Records shown ::
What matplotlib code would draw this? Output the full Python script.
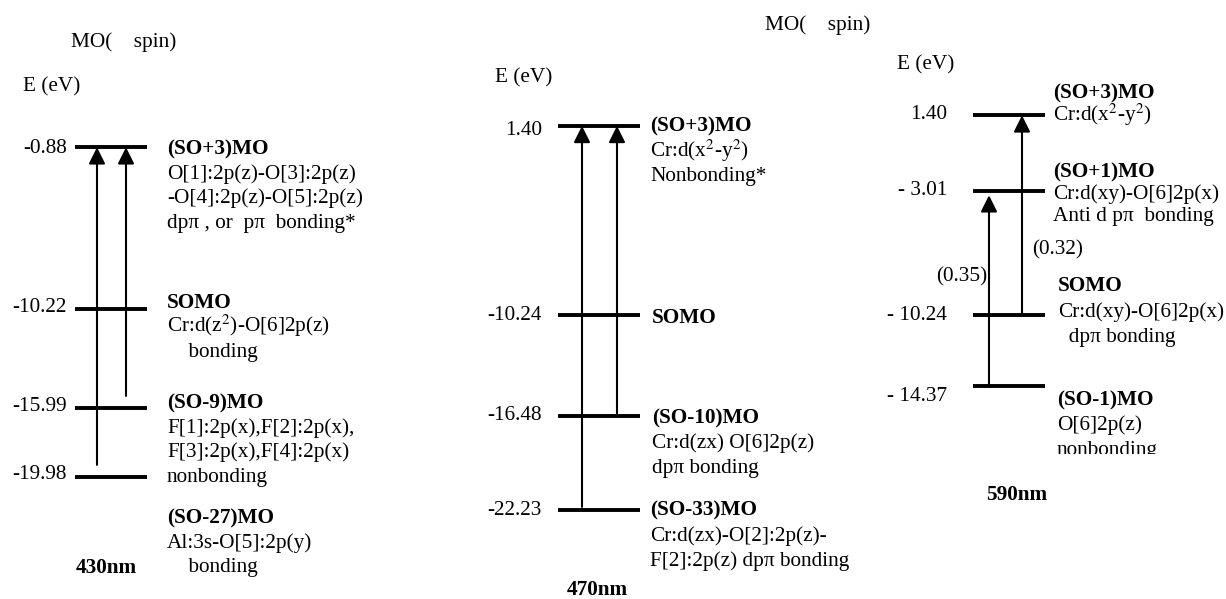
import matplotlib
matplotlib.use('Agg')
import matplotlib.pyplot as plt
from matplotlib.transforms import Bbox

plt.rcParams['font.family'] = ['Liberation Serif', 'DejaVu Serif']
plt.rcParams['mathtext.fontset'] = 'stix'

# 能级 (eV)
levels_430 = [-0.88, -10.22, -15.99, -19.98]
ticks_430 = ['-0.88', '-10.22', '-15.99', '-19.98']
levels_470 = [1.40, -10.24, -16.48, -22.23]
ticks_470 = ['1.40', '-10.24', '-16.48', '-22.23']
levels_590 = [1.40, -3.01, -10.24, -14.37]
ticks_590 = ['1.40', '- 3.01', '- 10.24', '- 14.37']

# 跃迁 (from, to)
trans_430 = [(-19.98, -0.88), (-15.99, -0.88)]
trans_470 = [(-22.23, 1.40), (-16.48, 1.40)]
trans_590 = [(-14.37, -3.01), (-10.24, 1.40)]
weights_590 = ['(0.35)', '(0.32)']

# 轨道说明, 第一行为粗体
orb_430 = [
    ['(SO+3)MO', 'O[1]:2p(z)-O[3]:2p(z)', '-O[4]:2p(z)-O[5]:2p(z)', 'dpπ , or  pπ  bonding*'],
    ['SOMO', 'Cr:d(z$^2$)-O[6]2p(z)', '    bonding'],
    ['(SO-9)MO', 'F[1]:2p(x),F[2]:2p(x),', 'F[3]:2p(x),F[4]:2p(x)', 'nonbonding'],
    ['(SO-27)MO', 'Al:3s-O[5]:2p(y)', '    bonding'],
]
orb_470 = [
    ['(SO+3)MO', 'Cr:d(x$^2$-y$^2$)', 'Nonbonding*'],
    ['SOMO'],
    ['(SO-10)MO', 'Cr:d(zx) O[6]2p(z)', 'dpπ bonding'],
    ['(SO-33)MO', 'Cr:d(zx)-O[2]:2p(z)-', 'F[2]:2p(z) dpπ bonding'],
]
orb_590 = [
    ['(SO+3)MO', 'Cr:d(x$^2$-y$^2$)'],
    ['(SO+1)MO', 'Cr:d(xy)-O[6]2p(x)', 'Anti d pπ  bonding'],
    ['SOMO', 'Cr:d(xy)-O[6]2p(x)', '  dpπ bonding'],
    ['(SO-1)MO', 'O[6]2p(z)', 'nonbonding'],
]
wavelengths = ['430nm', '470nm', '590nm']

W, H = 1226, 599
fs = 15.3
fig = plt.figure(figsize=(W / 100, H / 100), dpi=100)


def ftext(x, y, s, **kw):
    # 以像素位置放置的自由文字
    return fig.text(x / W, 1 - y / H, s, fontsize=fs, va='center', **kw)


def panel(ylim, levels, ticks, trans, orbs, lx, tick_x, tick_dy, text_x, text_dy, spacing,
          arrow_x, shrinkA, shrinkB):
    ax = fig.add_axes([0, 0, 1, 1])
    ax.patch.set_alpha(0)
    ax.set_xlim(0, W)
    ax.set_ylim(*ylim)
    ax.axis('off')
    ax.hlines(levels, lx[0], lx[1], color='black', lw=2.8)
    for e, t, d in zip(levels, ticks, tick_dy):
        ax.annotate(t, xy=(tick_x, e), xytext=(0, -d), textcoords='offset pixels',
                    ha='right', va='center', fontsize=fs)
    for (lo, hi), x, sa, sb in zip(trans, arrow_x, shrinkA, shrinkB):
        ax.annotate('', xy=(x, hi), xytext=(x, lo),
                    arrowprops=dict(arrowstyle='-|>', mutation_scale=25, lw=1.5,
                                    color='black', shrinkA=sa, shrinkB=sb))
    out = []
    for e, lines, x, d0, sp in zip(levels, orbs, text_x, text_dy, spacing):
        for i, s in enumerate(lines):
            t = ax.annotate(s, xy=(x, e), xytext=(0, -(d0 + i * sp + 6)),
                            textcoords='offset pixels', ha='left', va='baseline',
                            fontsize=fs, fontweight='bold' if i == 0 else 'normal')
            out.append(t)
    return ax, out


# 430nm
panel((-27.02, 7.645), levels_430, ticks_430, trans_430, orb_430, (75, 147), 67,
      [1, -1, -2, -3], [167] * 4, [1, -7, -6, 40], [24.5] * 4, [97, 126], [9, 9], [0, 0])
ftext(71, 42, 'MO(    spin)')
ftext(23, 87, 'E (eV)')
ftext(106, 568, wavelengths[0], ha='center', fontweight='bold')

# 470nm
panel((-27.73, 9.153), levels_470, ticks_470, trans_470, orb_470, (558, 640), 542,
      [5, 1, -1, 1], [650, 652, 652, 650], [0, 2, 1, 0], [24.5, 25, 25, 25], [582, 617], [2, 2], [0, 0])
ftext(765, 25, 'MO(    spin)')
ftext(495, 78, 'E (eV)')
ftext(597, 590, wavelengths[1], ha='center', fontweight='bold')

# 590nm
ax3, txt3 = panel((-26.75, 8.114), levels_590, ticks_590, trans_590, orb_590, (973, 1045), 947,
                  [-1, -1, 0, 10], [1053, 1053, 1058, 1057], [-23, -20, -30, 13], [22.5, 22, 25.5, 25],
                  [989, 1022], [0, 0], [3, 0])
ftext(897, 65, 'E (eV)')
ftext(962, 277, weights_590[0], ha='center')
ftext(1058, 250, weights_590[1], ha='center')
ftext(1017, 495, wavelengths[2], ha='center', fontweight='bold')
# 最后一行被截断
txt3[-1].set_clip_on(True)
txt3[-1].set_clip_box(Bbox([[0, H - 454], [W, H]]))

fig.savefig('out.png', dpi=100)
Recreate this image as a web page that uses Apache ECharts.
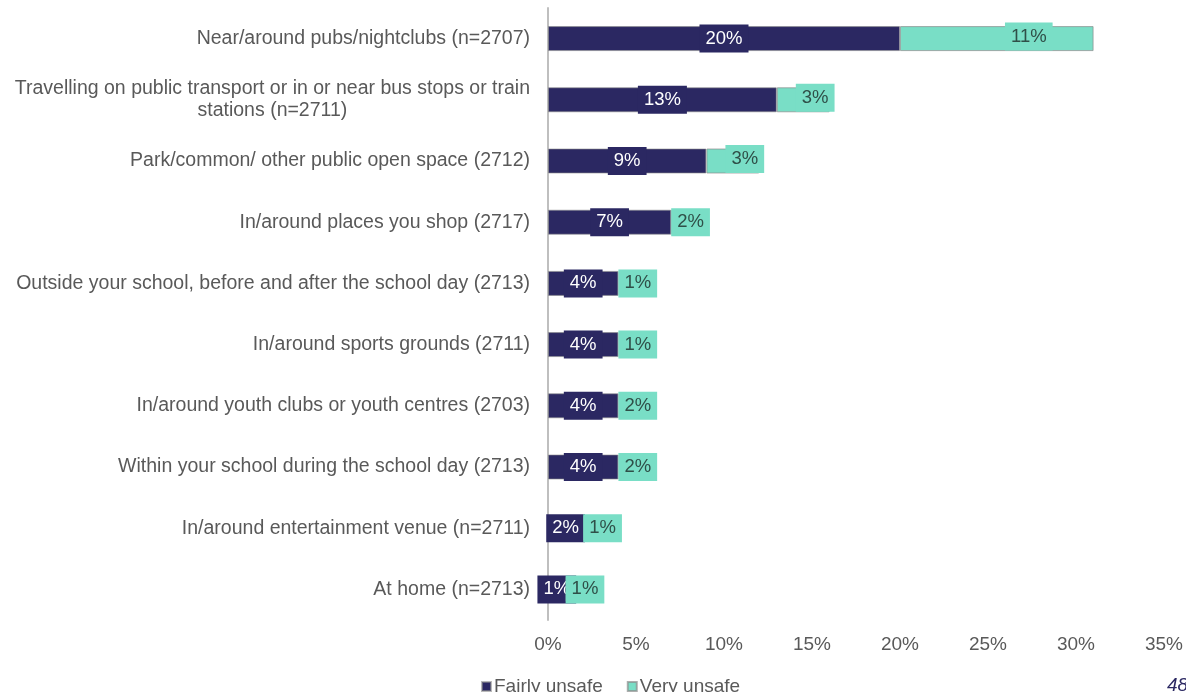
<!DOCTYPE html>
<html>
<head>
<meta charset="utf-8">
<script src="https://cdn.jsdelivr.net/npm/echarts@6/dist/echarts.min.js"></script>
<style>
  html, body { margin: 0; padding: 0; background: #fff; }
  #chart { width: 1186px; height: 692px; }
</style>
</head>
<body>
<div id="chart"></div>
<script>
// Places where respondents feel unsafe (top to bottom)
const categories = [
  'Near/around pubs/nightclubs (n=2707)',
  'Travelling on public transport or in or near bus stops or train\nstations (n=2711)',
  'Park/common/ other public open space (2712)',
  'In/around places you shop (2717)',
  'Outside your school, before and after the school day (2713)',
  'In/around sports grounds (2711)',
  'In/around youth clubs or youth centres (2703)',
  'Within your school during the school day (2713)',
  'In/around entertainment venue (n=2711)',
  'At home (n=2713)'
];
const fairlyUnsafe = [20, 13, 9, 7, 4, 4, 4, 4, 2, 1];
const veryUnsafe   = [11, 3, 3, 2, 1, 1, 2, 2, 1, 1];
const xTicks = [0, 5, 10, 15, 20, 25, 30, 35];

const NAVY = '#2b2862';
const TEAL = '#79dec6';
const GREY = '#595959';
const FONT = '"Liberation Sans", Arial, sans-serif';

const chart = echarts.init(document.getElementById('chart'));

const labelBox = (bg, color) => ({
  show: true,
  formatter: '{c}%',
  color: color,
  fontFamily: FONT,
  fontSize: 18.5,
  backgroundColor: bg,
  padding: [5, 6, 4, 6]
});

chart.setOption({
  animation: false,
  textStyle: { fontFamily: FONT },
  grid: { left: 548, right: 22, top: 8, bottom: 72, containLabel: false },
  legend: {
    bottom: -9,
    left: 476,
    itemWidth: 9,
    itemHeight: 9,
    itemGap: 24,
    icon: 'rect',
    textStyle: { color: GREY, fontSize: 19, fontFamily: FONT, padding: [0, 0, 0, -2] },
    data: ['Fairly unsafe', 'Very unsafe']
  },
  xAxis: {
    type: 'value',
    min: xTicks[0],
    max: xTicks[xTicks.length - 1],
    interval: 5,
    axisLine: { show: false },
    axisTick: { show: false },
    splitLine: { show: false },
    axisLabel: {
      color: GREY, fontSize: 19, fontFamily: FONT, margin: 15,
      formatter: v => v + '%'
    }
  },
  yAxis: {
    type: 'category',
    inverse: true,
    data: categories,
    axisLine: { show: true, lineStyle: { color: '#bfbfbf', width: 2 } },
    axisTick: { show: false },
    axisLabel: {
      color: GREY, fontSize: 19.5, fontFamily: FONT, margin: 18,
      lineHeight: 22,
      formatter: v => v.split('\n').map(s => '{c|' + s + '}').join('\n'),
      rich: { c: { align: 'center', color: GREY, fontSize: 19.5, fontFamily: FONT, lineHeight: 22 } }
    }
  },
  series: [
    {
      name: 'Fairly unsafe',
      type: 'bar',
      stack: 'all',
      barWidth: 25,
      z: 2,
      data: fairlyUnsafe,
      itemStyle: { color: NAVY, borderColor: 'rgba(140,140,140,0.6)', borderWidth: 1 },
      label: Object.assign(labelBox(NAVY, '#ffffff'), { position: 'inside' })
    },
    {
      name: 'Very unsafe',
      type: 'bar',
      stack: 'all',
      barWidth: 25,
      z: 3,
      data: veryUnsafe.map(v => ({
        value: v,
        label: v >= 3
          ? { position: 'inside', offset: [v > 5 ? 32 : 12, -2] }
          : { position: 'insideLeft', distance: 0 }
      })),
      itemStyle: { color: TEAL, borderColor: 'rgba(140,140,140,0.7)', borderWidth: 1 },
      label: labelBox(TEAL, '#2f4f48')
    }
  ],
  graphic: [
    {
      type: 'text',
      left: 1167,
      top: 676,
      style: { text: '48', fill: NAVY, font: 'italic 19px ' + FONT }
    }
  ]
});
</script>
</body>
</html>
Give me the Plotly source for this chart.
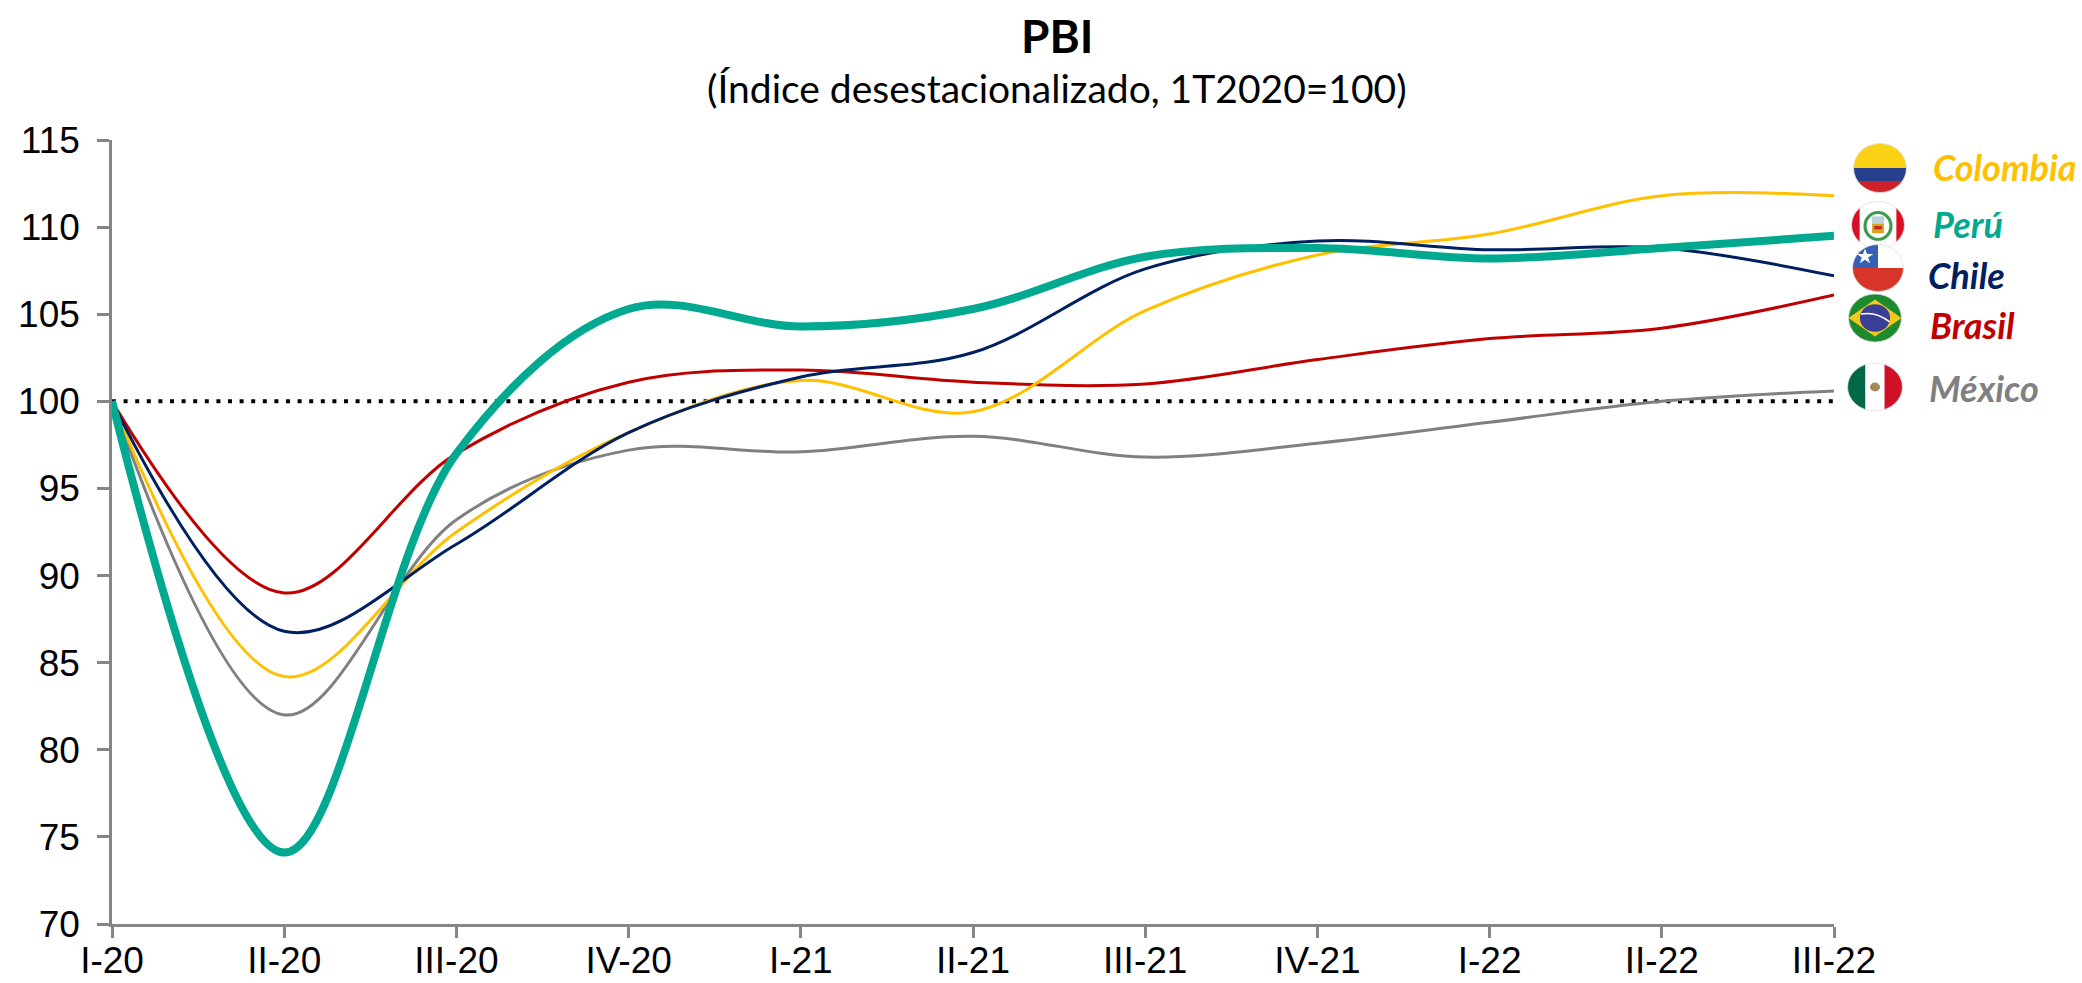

Do this :: Write out again, exactly, the lines from the start of the listing up to the line containing "weights_590 = ['(0.35)', '(0.32)']", with both ends and without pictures.

Result for this task ::
What matplotlib code would draw this? Output the full Python script.
import matplotlib
matplotlib.use('Agg')
import matplotlib.pyplot as plt
from matplotlib.transforms import Bbox

plt.rcParams['font.family'] = ['Liberation Serif', 'DejaVu Serif']
plt.rcParams['mathtext.fontset'] = 'stix'

# 能级 (eV)
levels_430 = [-0.88, -10.22, -15.99, -19.98]
ticks_430 = ['-0.88', '-10.22', '-15.99', '-19.98']
levels_470 = [1.40, -10.24, -16.48, -22.23]
ticks_470 = ['1.40', '-10.24', '-16.48', '-22.23']
levels_590 = [1.40, -3.01, -10.24, -14.37]
ticks_590 = ['1.40', '- 3.01', '- 10.24', '- 14.37']

# 跃迁 (from, to)
trans_430 = [(-19.98, -0.88), (-15.99, -0.88)]
trans_470 = [(-22.23, 1.40), (-16.48, 1.40)]
trans_590 = [(-14.37, -3.01), (-10.24, 1.40)]
weights_590 = ['(0.35)', '(0.32)']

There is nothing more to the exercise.